David Mitchell's 'Cloud Atlas'
David Mitchell is an award-winning British writer who has been hailed as one of the most imaginative and dexterous novelists of our time.
After reading Mitchell's “Cloud Atlas,” accomplished writer Maile Meloy claimed she put down her pen and stopped writing for months.
“Cloud Atlas” is a literary Stradivarius, if you will, but one that isn’t just a virtuoso work. As Meloy said, it has “a heart and fierce intelligence.” It is also a groundbreaking approach to the novel.
When you pick it up, set aside your traditional linear vocabulary of the novel and settle in for a “good read.” It is a challenging innovation of the genre, but one very well worth the effort.
“Cloud Atlas” unfolds in layers, each in a different time and place, something like a Russian Babushka Doll. Each chapter opens onto another, but different story, linked by elements that carry over from one chapter to the next.
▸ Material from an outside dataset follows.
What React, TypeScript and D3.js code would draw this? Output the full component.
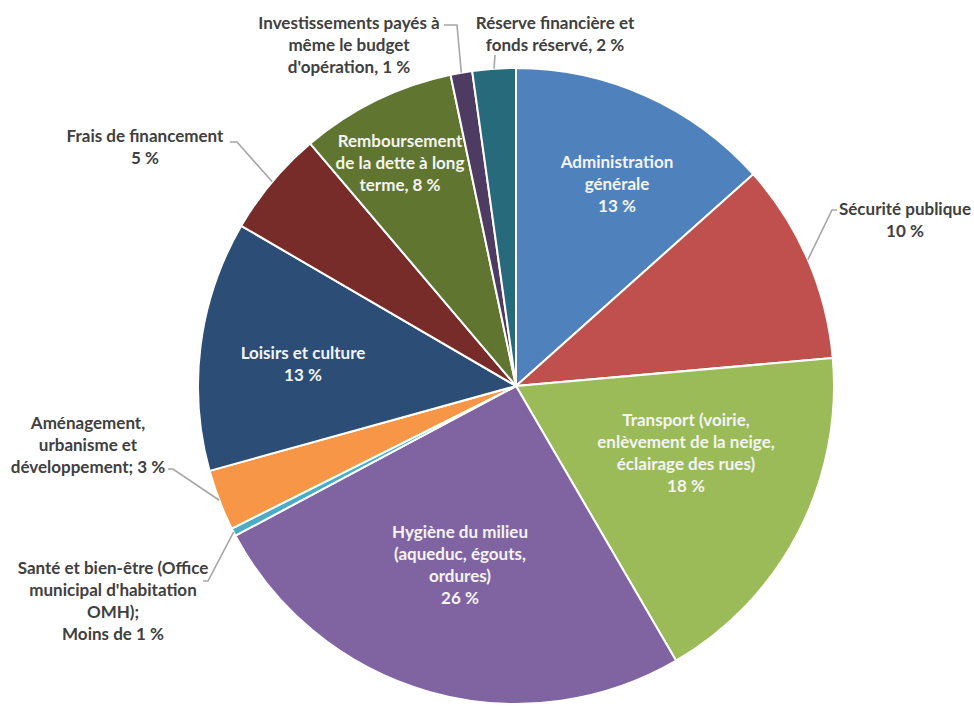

It can be disorienting and puzzling; in fact, it is a kind of puzzle that had me turning back to previous chapters to find clues that would help me with my understanding of how they are linked.
And the stories are connected: each one appears as a sort of historical parable in the next. There is a sense that characters are reincarnations from one to the next chapter. And not only do the chapters move from one time and place to the next, but they are cut off until we reach the center of the novel. At that point, it reverses in time, ending with the conclusion of each story in reverse order.
Confused yet? Don’t be; this is a work of genius that deserves a wide readership, and rewards the effort.
The work covers nearly 1,000 years, beginning on a ship sailing around New Zealand in the mid-19th century, moving to Belgium in the 1930s, then California in the 1970s, on to England in the present, then Korea in the (perhaps) late 21st century, and finally, Hawaii in a dystopian time after “the Fall.”
The narratives open up a meditation on humanity’s connections; on history and its movement (are we scaling upward as a species, or spiraling downward?); and on the power of belief to make and remake the world.
Made into a movie in 2012, “Cloud Atlas” won the British Book Awards Literary Fiction Award and the Richard & Judy Book of the Year award, and was short-listed for the 2004 Booker Prize, Nebula Award, Arthur C. Clarke Award, among others.